Lawschool Journal

Week 4 10/20/02

Whoops! I haven’t really gotten my journal going. I’m gonna do it darn it! So I told you a little about a couple of my classes last time.

Last week I got my first paper back in my Basic Legal Skills (BLS) class. (It wasn’t really a paper, it was a 5 page “memo”). BLS is the class that we write for. I liked writing the memo. It was to advocate either taking or not taking a ‘false imprisonment’ case for a fictitious firm I was “working” for. Read it here if you like, but it is not a page-turner. Rainier Way at UWIt wasn’t graded, my prof just made a few comments. But her comments were positive, so I suppose it didn’t suck. She said “Excellent!”. A couple times now I’ve heard that English majors have a hard time with legal writing, but I love it so far! To me it is so similar.

So I’m about to start my 4th week of law school. Reading quantity is starting to pick up pretty quickly now, but in terms of getting the reading done I feel good about that. The thing that I’m a bit apprehensive of is whether I’m actually learning anything I’m supposed to learn. I know I’m learning things, but it’s all kind of a jumble in my head. Well, no it isn’t a jumble, it is more like a very incomplete jigsaw puzzle. I’ve read and heard a lot about how Law school leaves you feeling kind of lost the first year, and I see what they were talking about.

One book I read about Law School talks about how no one really seems to know why they did well or poorly. The cynical view this author (a lawyer) took was that people explained good grades by saying they had “what it takes” as though it were an innate quality. Fortunately this author maintained that it wasn’t necessarily that some people had “it” and others didn’t, but rather that it was a way of thinking and studying that some naturally took to, while others had to make a conscious effort. (One of the new skills to learn was “examsmanship” or the ability to do well on Law school exams.) The reason Law school is such a trauma (according to the author), was that was very little explicit teaching of these skills happened. Learning you hadn’t gotten “it”, only at the end of the class, after you had taken the finals that counted for all of your grades, was rather demoralizing.
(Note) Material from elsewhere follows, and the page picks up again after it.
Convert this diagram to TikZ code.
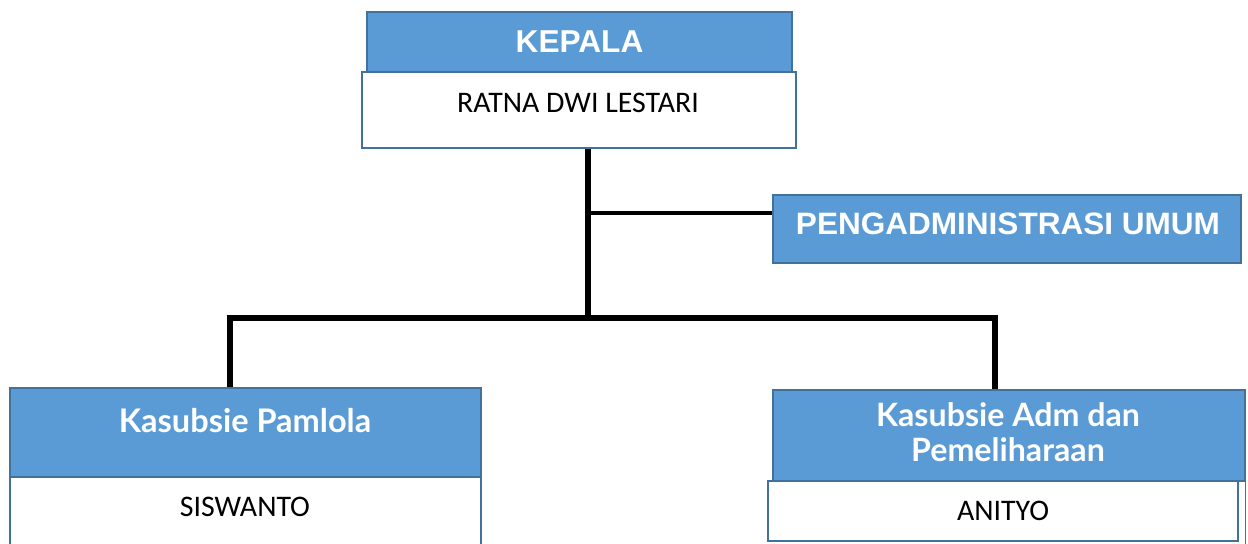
\documentclass[tikz,border=0pt]{standalone}
\usepackage{fontspec}
\setmainfont{Carlito}
\newfontfamily\headfont{Liberation Sans}
\newfontfamily\subfont{Lato}
\usetikzlibrary{positioning}
\definecolor{headblue}{HTML}{5B9BD5}
\definecolor{edgeblue}{HTML}{41719C}
\tikzset{
% box and line styles
headbox/.style={rectangle, draw=edgeblue, line width=0.8pt, fill=headblue,
  text=white, inner sep=0},
namebox/.style={rectangle, draw=edgeblue, line width=1pt, fill=white, inner sep=0},
link/.style={line width=3.4pt, draw=black},
}

\begin{document}
\begin{tikzpicture}[x=0.02cm, y=-0.02cm]
  \useasboundingbox (0,0) rectangle (1248,544);
  \clip (0,0) rectangle (1248,544);

  % top
  \node[headbox, minimum width=8.5cm, minimum height=1.2cm,
    font=\headfont\bfseries\fontsize{18}{20}\selectfont] (kepala) at (579.5,42) {KEPALA};
  \node[namebox, minimum width=8.68cm, minimum height=1.52cm] (ratnabox) at (579,110) {};
  \node[font=\fontsize{17}{19}\selectfont] (ratna) at (578,103) {RATNA DWI LESTARI};

  % staff
  \node[headbox, minimum width=9.36cm, minimum height=1.36cm] (umum) at (1007,229) {};
  \node[text=white, font=\headfont\bfseries\fontsize{17.6}{20}\selectfont] (umumtext)
    at (1008,224) {\scalebox{1.02}[1]{PENGADMINISTRASI UMUM}};

  % left
  \node[headbox, minimum width=9.42cm, minimum height=1.78cm] (pamlola) at (245.5,432.5) {};
  \node[text=white, font=\subfont\bfseries\fontsize{18.5}{20}\selectfont] (pamlolatext)
    at (245,421) {Kasubsie Pamlola};
  \node[namebox, minimum width=9.42cm, minimum height=1.58cm] (siswantobox) at (245.5,516.5) {};
  \node[font=\fontsize{17}{19}\selectfont] (siswanto) at (245,507) {SISWANTO};

  % right
  \node[headbox, minimum width=9.44cm, minimum height=1.82cm] (adm) at (1009,435.5) {};
  \draw[edgeblue, line width=0.8pt] (adm.south east) -- ++(0,70);
  \node[text=white, align=center, font=\subfont\bfseries\fontsize{18.3}{19.8}\selectfont] (admtext)
    at (1008,432) {Kasubsie Adm dan\\Pemeliharaan};
  \node[namebox, minimum width=9.4cm, minimum height=1.2cm,
    font=\fontsize{17}{19}\selectfont] (anityo) at (1003,511) {ANITYO};

  % lines
  \coordinate (trunk) at (588,318);
  \coordinate (tee) at (588,213);
  \coordinate (busl) at (230,318);
  \coordinate (busr) at (995,318);
  \draw[link] (ratnabox.south -| trunk) -- (trunk);
  \draw[link, line width=2.3pt] (tee) -- (tee -| umum.west);
  \draw[link] (busl |- pamlola.north) -- (busl) -- (busr) -- (busr |- adm.north);
\end{tikzpicture}
\end{document}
What this means is that though things have gotten better since that book was written in 1996, there are still some problems. Exams used to be the whole grade, but my first exams only count for 10% of my grade. I’m not really sure, but I think the books and professors could use more conventional teaching styles to help us get going. For example they could 1) tell us the basic law 2) give us examples 3) give hypotheticals that change the facts of the examples 4) ask questions about the hypotheticals 5) give us some sample answers, or have us turn in some answers occasionally so we can get feedback. Right now steps 1), and 5) are missing, and these are really useful steps.

But I’m enjoying reading the cases most of the time. Except I still get ornery when reading verbosity. It is a pet peeve of mine when people use really long convoluted sentences to say things. My take on it is that they are trying to sound smart and educated by using esoteric words and a billion modifying clauses in their sentences. It is harder to make a compelling and subtle argument using simple, clear structures, but it makes the argument stronger. That is my goal, is to write in plain English as much a possible.